The mood in the room was relaxed. The goal of the group was high: to determine what to do with $3.4 million in federal, state and local funds allocated for HIV/AIDS prevention in King County.

Addressing those present, Chips said, "You're here to review the data and use the data to help inform your decisions."

The data follows:

* The first case of AIDS reported in King County occurred in 1982, two years after it appeared nationally. By 1989, more than 1,000 people had died of AIDS in King County, and as of last year 2,956 King County residents have died of AIDS.

* Since 1991, new diagnoses of HIV have been steadily decreasing. Annual deaths from the virus have been declining since 1994.

* Currently 5,658 people are living with HIV in King County, 56 percent of them are living with AIDS.

* Based on data from Public Health-Seattle & King County the most at-risk population for HIV/AIDS is "men who have sex with men," or MSM. Of the current cases of HIV in King County, 70 percent are MSMs.
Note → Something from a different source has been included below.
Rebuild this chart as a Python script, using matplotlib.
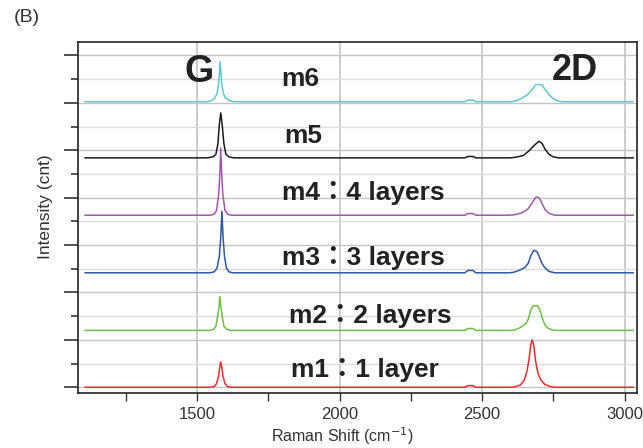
import matplotlib
matplotlib.use('Agg')
import matplotlib.pyplot as plt
from matplotlib.ticker import MultipleLocator

# spectra: (Raman shift cm-1, intensity above baseline in grid units)
m1 = [(1107, 0), (1545, 0), (1560, 0.03), (1568, 0.15), (1575, 0.45), (1580, 0.9), (1583, 1.07),
      (1586, 0.9), (1591, 0.45), (1598, 0.15), (1607, 0.03), (1620, 0),
      (2440, 0), (2450, 0.07), (2468, 0.07), (2478, 0),
      (2600, 0), (2615, 0.02), (2635, 0.1), (2648, 0.3), (2658, 0.7), (2665, 1.2), (2671, 1.8),
      (2676, 2.0), (2681, 1.8), (2688, 1.1), (2696, 0.6), (2706, 0.32), (2720, 0.12),
      (2740, 0.03), (2755, 0), (3030, 0)]
m2 = [(1107, 0), (1545, 0), (1558, 0.04), (1566, 0.17), (1572, 0.6), (1577, 1.0), (1580, 1.43),
      (1583, 1.0), (1588, 0.6), (1594, 0.17), (1605, 0.04), (1620, 0),
      (2440, 0), (2450, 0.08), (2468, 0.08), (2478, 0),
      (2600, 0), (2615, 0.02), (2635, 0.12), (2655, 0.3), (2663, 0.5), (2672, 0.9), (2680, 1.04),
      (2695, 1.04), (2703, 0.85), (2712, 0.5), (2720, 0.25), (2730, 0.1), (2745, 0.02),
      (2760, 0), (3030, 0)]
m3 = [(1107, 0), (1545, 0), (1560, 0.04), (1570, 0.2), (1578, 0.7), (1583, 1.5), (1587, 2.6),
      (1591, 1.5), (1596, 0.7), (1603, 0.2), (1612, 0.04), (1625, 0),
      (2440, 0), (2450, 0.1), (2468, 0.1), (2478, 0),
      (2595, 0), (2610, 0.02), (2630, 0.1), (2650, 0.22), (2662, 0.4), (2672, 0.75), (2682, 0.95),
      (2692, 0.9), (2700, 0.7), (2710, 0.4), (2720, 0.22), (2735, 0.06), (2755, 0), (3030, 0)]
m4 = [(1107, 0), (1545, 0), (1560, 0.04), (1568, 0.2), (1576, 0.9), (1580, 1.8), (1583, 2.84),
      (1586, 1.8), (1590, 0.9), (1598, 0.2), (1607, 0.04), (1620, 0),
      (2440, 0), (2450, 0.07), (2468, 0.07), (2478, 0),
      (2595, 0), (2615, 0.02), (2640, 0.1), (2660, 0.25), (2675, 0.5), (2688, 0.75), (2695, 0.77),
      (2702, 0.7), (2712, 0.45), (2722, 0.22), (2735, 0.08), (2755, 0), (3030, 0)]
m5 = [(1107, 0), (1535, 0), (1555, 0.04), (1566, 0.15), (1573, 0.6), (1578, 1.4), (1583, 1.9),
      (1588, 1.4), (1594, 0.6), (1601, 0.15), (1612, 0.04), (1630, 0),
      (2440, 0), (2450, 0.06), (2468, 0.06), (2478, 0),
      (2600, 0), (2620, 0.03), (2645, 0.1), (2665, 0.3), (2685, 0.55), (2700, 0.7), (2710, 0.62),
      (2722, 0.35), (2735, 0.15), (2750, 0.04), (2770, 0), (3030, 0)]
m6 = [(1107, 0), (1535, 0), (1550, 0.04), (1562, 0.15), (1570, 0.35), (1576, 0.8), (1581, 1.7),
      (1586, 0.8), (1592, 0.35), (1600, 0.15), (1615, 0.04), (1630, 0),
      (2440, 0), (2450, 0.07), (2468, 0.07), (2478, 0),
      (2600, 0), (2620, 0.04), (2640, 0.15), (2660, 0.3), (2675, 0.5), (2688, 0.72), (2710, 0.72),
      (2722, 0.5), (2735, 0.3), (2750, 0.12), (2770, 0.02), (2780, 0), (3030, 0)]

spectra = [m1, m2, m3, m4, m5, m6]
offsets = [0, 2.4, 4.83, 7.26, 9.68, 12.05]
colors = ['#ec2a2e', '#6dbf45', '#2f58a6', '#a256b0', '#1c1c1c', '#62c6cc']
labels = ['m1：1 layer', 'm2：2 layers', 'm3：3 layers', 'm4：4 layers', 'm5', 'm6']
label_x = [1830, 1823, 1798, 1798, 1805, 1795]
label_y = [0.73, 3.0, 5.45, 8.2, 10.6, 13.0]

plt.rcParams['font.family'] = ['Liberation Sans', 'Noto Sans CJK JP']

fig = plt.figure(figsize=(6.43, 4.48), dpi=100)
ax = fig.add_axes([0.1213, 0.1234, 0.8686, 0.7829])

for spec, off, c in zip(spectra, offsets, colors):
    xs = [p[0] for p in spec]
    ys = [p[1] + off for p in spec]
    ax.plot(xs, ys, color=c, lw=1.1, zorder=3)

for lab, lx, ly in zip(labels, label_x, label_y):
    ax.text(lx, ly, lab, fontsize=19, fontweight='bold', color='#222222',
            ha='left', va='center', zorder=4)

ax.text(1507, 13.3, 'G', fontsize=27, fontweight='bold', color='#222222', ha='center', va='center')
ax.text(2826, 13.35, '2D', fontsize=26, fontweight='bold', color='#222222', ha='center', va='center')

ax.set_xlim(1082, 3042)
ax.set_ylim(-0.23, 14.57)
ax.xaxis.set_major_locator(MultipleLocator(500))
ax.xaxis.set_minor_locator(MultipleLocator(250))
ax.yaxis.set_major_locator(MultipleLocator(2))
ax.yaxis.set_minor_locator(MultipleLocator(1))
ax.set_yticklabels([])
ax.tick_params(axis='x', which='both', direction='out', length=6, width=1, colors='#333333',
               labelsize=12, pad=4)
ax.tick_params(axis='y', which='major', direction='out', length=10, width=1.2, colors='#333333')
ax.tick_params(axis='y', which='minor', direction='out', length=5, width=1.2, colors='#333333')

ax.grid(axis='x', which='major', color='#c4c4c4', lw=1.2)
ax.grid(axis='y', which='major', color='#c4c4c4', lw=1.0)
ax.grid(axis='y', which='minor', color='#dcdcdc', lw=1.0)
ax.set_axisbelow(True)
for s in ax.spines.values():
    s.set_color('#222222')
    s.set_linewidth(1.2)

ax.set_xlabel('Raman Shift (cm$^{-1}$)', fontsize=11.5, color='#333333')
ax.xaxis.set_label_coords(0.473, -0.092)
ax.set_ylabel('Intensity (cnt)', fontsize=12.5, color='#333333')
ax.yaxis.set_label_coords(-0.045, 0.53)
fig.text(0.022, 0.962, '(B)', fontsize=14, color='#333333', va='center')

fig.savefig('out.png', dpi=100)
The vast majority of cases are also among white people. Trends indicate that new cases among heterosexuals and African-Americans are increasing.

Preventative force

The Seattle HIV/AIDS Planning Council was formed in 1993 as a volunteer body to determine how to spend funding for prevention and care. Members of the council are nominated to fill specific representational spots and are appointed by the King County executive. Subcommittees consist of planning council members, experts, community leaders and consumers of HIV/AIDS services.
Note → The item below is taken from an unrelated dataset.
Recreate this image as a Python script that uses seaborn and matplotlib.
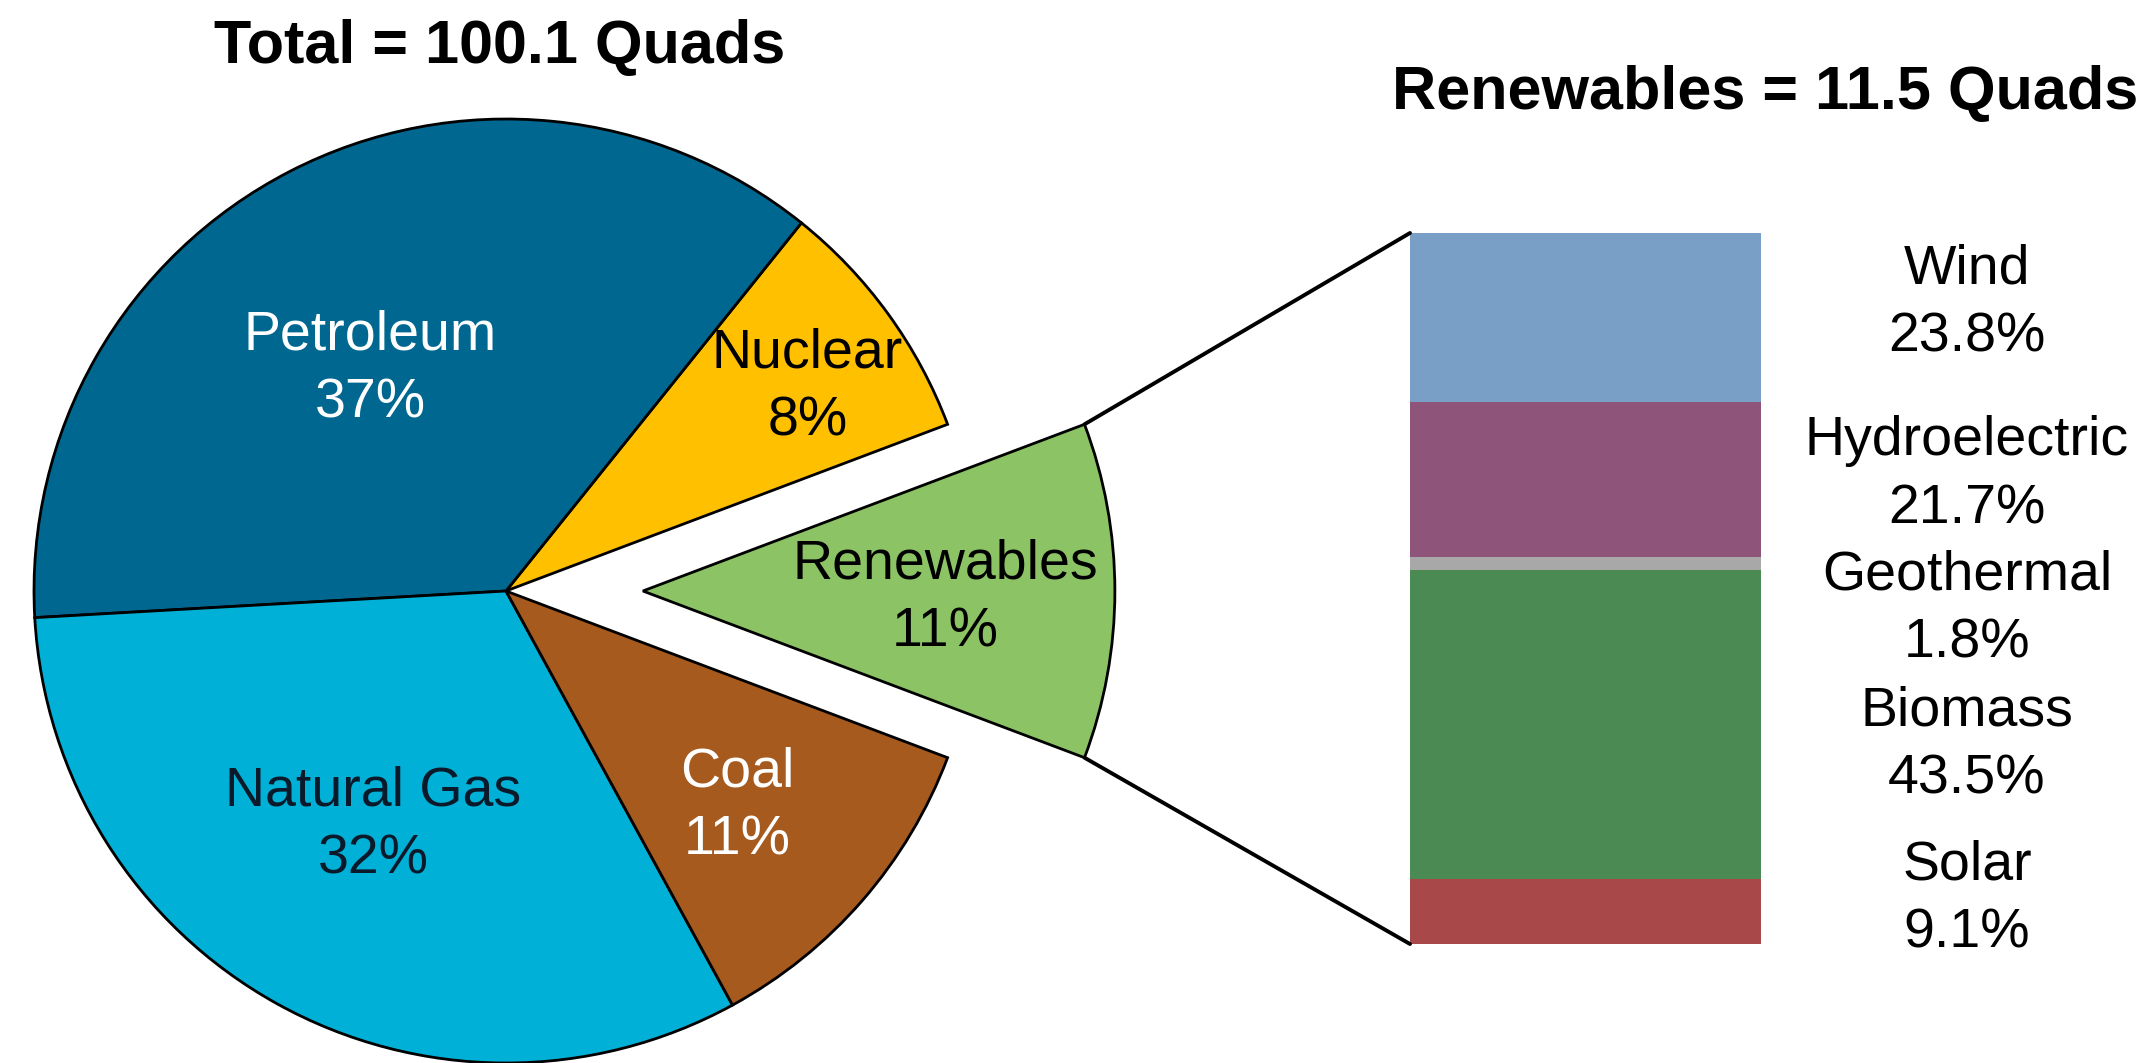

The Prevention Prioritization Subcommittee's first meeting was held Jan. 7 at the 2100 Building in South Seattle. Decisions are not formally voted on unless necessary, and consensus decision-making is preferred.

"To the extent we can, we will not vote," Chips told the group during their first meeting.
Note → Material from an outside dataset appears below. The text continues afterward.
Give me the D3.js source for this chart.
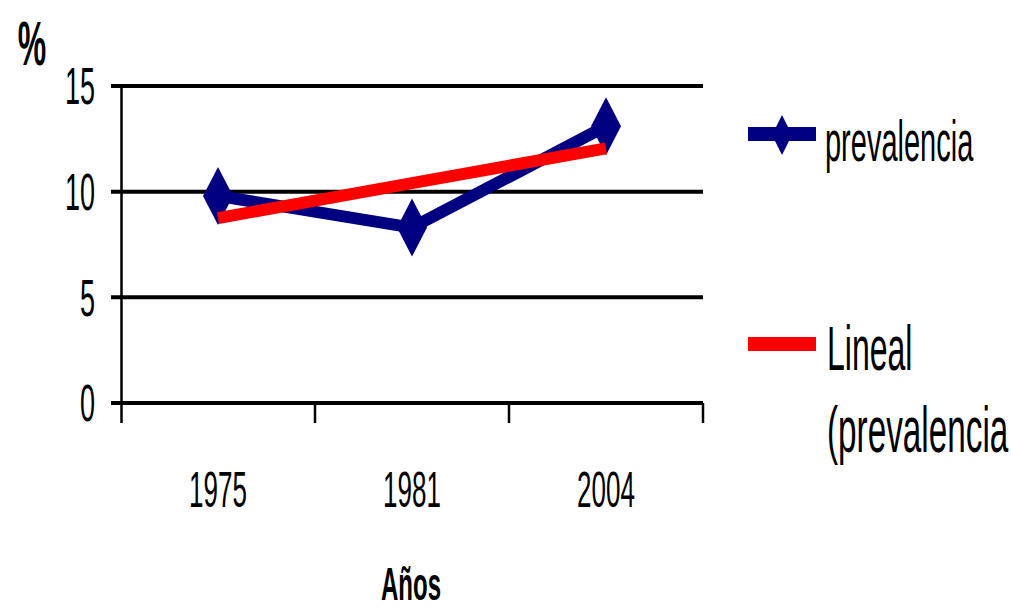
<!DOCTYPE html>
<html>
<head>
<meta charset="utf-8">
<script src="https://cdn.jsdelivr.net/npm/d3@7"></script>
<style>
  html, body { margin: 0; padding: 0; background: #fff; }
  svg { display: block; }
  text { font-family: "Liberation Sans", Arial, sans-serif; fill: #000; }
</style>
</head>
<body>
<svg id="chart" width="1011" height="609"></svg>
<script>
// Prevalencia (%) por año
const years = ["1975", "1981", "2004"];
const prevalencia = [9.8, 8.3, 13.1];
const yTicks = [0, 5, 10, 15];
const seriesNames = ["prevalencia", "Lineal", "(prevalencia"];

const svg = d3.select("#chart");
const SY = 1.95; // tall, condensed lettering

const x = d3.scaleBand().domain(years).range([121, 703]).padding(0);
const y = d3.scaleLinear().domain([0, 15]).range([403, 86]);
const cx = d => x(d) + x.bandwidth() / 2;

function label(txt, px, py, size, anchor, weight) {
  return svg.append("text")
    .attr("transform", `translate(${px},${py}) scale(1,${SY})`)
    .attr("font-size", size)
    .attr("text-anchor", anchor || "start")
    .attr("font-weight", weight || "normal")
    .text(txt);
}

// horizontal gridlines
svg.append("g").selectAll("line").data(yTicks).join("line")
  .attr("x1", 111).attr("x2", 703)
  .attr("y1", d => y(d)).attr("y2", d => y(d))
  .attr("stroke", "#000").attr("stroke-width", 4);

// y axis labels
const yAxis = svg.append("g").attr("transform", "translate(95,0)")
  .call(d3.axisLeft(y).tickValues(yTicks).tickSize(0).tickPadding(0));
yAxis.select(".domain").remove();
yAxis.selectAll("text")
  .attr("font-size", 27)
  .attr("font-family", "Liberation Sans, Arial, sans-serif")
  .attr("transform", `scale(1,${SY})`)
  .attr("dy", "0.34em");

// vertical axis line
svg.append("line")
  .attr("x1", 121.5).attr("x2", 121.5)
  .attr("y1", y(15) - 2).attr("y2", 423)
  .attr("stroke", "#000").attr("stroke-width", 2.5);

// category boundary ticks
const bounds = years.map(d => x(d)).concat([x.range()[1]]);
svg.append("g").selectAll("line").data(bounds.slice(1)).join("line")
  .attr("x1", d => d).attr("x2", d => d)
  .attr("y1", y(0)).attr("y2", 423)
  .attr("stroke", "#000").attr("stroke-width", 2.5);

// year labels
years.forEach(yr => label(yr, cx(yr), 507, 26, "middle"));

// axis titles
label("Años", 411, 600, 24, "middle", "bold");
label("%", 32, 65, 32, "middle", "bold");

// linear trend (least squares over category index)
const idx = years.map((d, i) => i + 1);
const mx = d3.mean(idx), my = d3.mean(prevalencia);
const slope = d3.sum(idx, (t, i) => (t - mx) * (prevalencia[i] - my)) /
              d3.sum(idx, t => (t - mx) * (t - mx));
const icpt = my - slope * mx;
const trend = idx.map(t => icpt + slope * t);

const diamond = (w, h) => `M0,${-h}L${w},0L0,${h}L${-w},0Z`;
const navy = "#000080", red = "#ff0000";

// prevalencia series
svg.append("path")
  .datum(prevalencia)
  .attr("fill", "none").attr("stroke", navy).attr("stroke-width", 12)
  .attr("stroke-linejoin", "miter")
  .attr("d", d3.line().x((d, i) => cx(years[i])).y(d => y(d)));
svg.append("g").selectAll("path").data(prevalencia).join("path")
  .attr("transform", (d, i) => `translate(${cx(years[i])},${y(d)})`)
  .attr("d", diamond(15, 29))
  .attr("fill", navy);

// trend line
svg.append("path")
  .datum(trend)
  .attr("fill", "none").attr("stroke", red).attr("stroke-width", 12)
  .attr("d", d3.line().x((d, i) => cx(years[i])).y(d => y(d)));

// legend
svg.append("line").attr("x1", 748).attr("x2", 816).attr("y1", 134).attr("y2", 134)
  .attr("stroke", navy).attr("stroke-width", 14);
svg.append("path").attr("transform", "translate(782,135)")
  .attr("d", diamond(10, 20)).attr("fill", navy);
label(seriesNames[0], 825, 161, 29);

svg.append("line").attr("x1", 748).attr("x2", 816).attr("y1", 344).attr("y2", 344)
  .attr("stroke", red).attr("stroke-width", 14);
label(seriesNames[1], 827, 370, 32);
label(seriesNames[2], 827, 452, 33.3);
</script>
</body>
</html>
The beginning of the meeting resembled a classroom brainstorming session. Thoughts were shared concerning past priorities and written in bright colors on posters in the front of the room.

"There are a lot of populations that seem to be missed or ignored," one member said.

Another noted he hopes for more "in-your-face intervention."

Committee members shared a concern that the data concentrated too much on what happened in the past and does not address current trends.

Twenty-eight people were present, including the 22 subcommittee members and six community members.

At one point during the four-hour meeting the room was divided into four groups, each assigned with the task of developing rules of conduct for further meetings.

When one group stressed the necessity to respect everyone's opinions, Chips asked the room, "Can everyone live with that?"

"No!" was the response of the room, quickly followed by laughter.

Future goals

By the end of the nine weeks, the subcommittee will have developed a prevention prioritization plan that allocates funds to specific at-risk populations. In 2004 the subcommittee categorized the at-risk populations into 10 categories. HIV positive people and white MSMs, 25 and older topped the list.

Although 70 percent of HIV/AIDS cases occur among white MSMs, critics say that funding was not being proportionately supplied to all at-risk groups.

Members of the public attending the meeting also offered criticism.

Dennis Saxman said he regularly attends HIV/AIDS Planning Council meetings. He acknowledged experts drove the process, but he said he "would like to see more members of the community here.

"People living with HIV/AIDS have a very different viewpoint," he said.

Chips acknowledged that the subcommittee has limits.

"There was not enough money to save everyone," she said, "so we have to make tough decisions."

After the meeting Bill Hall, a subcommittee member representing the Native American community, expressed a positive impression of the gathering.

He said the meeting taught him that he took a lot of things for granted.

"I just assumed everyone else had the same concept as I had," he said. "I thought for our first meeting it went really well."